Their 2023 single, Jesus in Tokyo, epitomizes their strengths and individuality as a project. It’s both atonal and melodic, featuring irreverent lyrics (which reference Guy Fierri’s Food Network show Diners, Drive-Ins, and Dives) and a poignant sax solo. Overall, the tune makes you want to move – dance, more than punch anyone.
That’s the energy they endeavor to incite at their shows: Jumpy, dancy moshing in a kinetic though occasionally entranced pit. Somewhere between hardcore and what Tyler calls a “too-cool-for-school” crowd. So far, they’ve succeeded.
“We see that our fans want to go hard, but pull back, too,” says Tim (guitar and synth).

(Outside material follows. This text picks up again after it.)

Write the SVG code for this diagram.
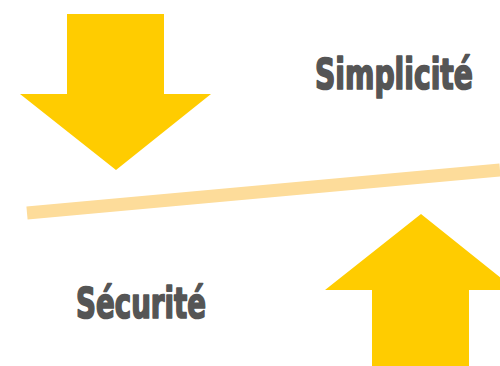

“There’s an etiquette to it,” says Josh (vocals and sax).
“It’s like riding a rollercoaster to an awesome soundtrack,” says Mario.
Frontman Josh is the key to setting that tone. In Libby’s recordings, Josh gasps for air between clauses, intimating a fraction of the energy he brings to live performances. The spirit isn’t manic, just high. His greatest strength as a performer is his ability to connect with and rile up the crowd.
On stage, the band is in constant conversation with the audience and each other. Libby’s members watch and listen to one another live as if still writing, tweaking, and exploring alternate endings. As with jazz, every performance is different. In fact, the group’s first time playing all together was at a rooftop show, where two members started in the audience and eventually grabbed instruments to join in. The serendipitous sounds Libby produces live often inspire new versions of songs and LP ideas back in the studio.
Libby’s collaborative songwriting process edifies their intrinsic musicianship. Members will individually record their studio sessions, play them back once they’re home, haphazardly cut and paste different sections together, and share the clips to their group chat.
“Josh will send us a text at 4 am saying ‘I think I have it worked out’ and it’s four-minutes-long with crazy midi drums, plus us playing, plus synth horns, and it’s like: This guy was cooking,” says Tim.
The band pulls inspiration from themselves, Buzzcocks, Charlie Parker, Black Midi, and cult cinema. Libby Quinn was the name of a composer who wrote music for 1960s horror films including The Incredibly Strange Creatures Who Stopped Living and Became Mixed-Up Zombies. Josh might be the only person who has ever watched it from start to finish.
“We’re just synthesizing everything,” says Tyler. When choosing venues to play at and especially other bands to play with, Libby values experimentation and the DIY aesthetic more than genre. The other bands don’t need to sound like them – they just need to be doing something special. Punk, after all, has historically better described a scene than a genre. Libby plays alongside the loosely post-punk Cohort B (NYC), Sophie’s Body (Boston), and Lahnah (Philly), but also a solo artist and professor from upstate called Laughter Has Long Legs who wears a cardigan and a mask and live-loops samples until everyone cries. Their dream collab is with an electronic duo called Macula Dog who harness themselves to their instruments and lighting components.

“Bravery, honesty, sincerity,” says Josh, “Whatever it is – whatever sound it creates – I could love it, be inspired by it, and utilize it for what we’re making creatively.”
This week, in a 10×15 foot Bed-Stuy box, Libby Quinn is practicing their unreleased singles and getting ready to go on tour. They’re looking forward to jumping into crowds and bursting into flames.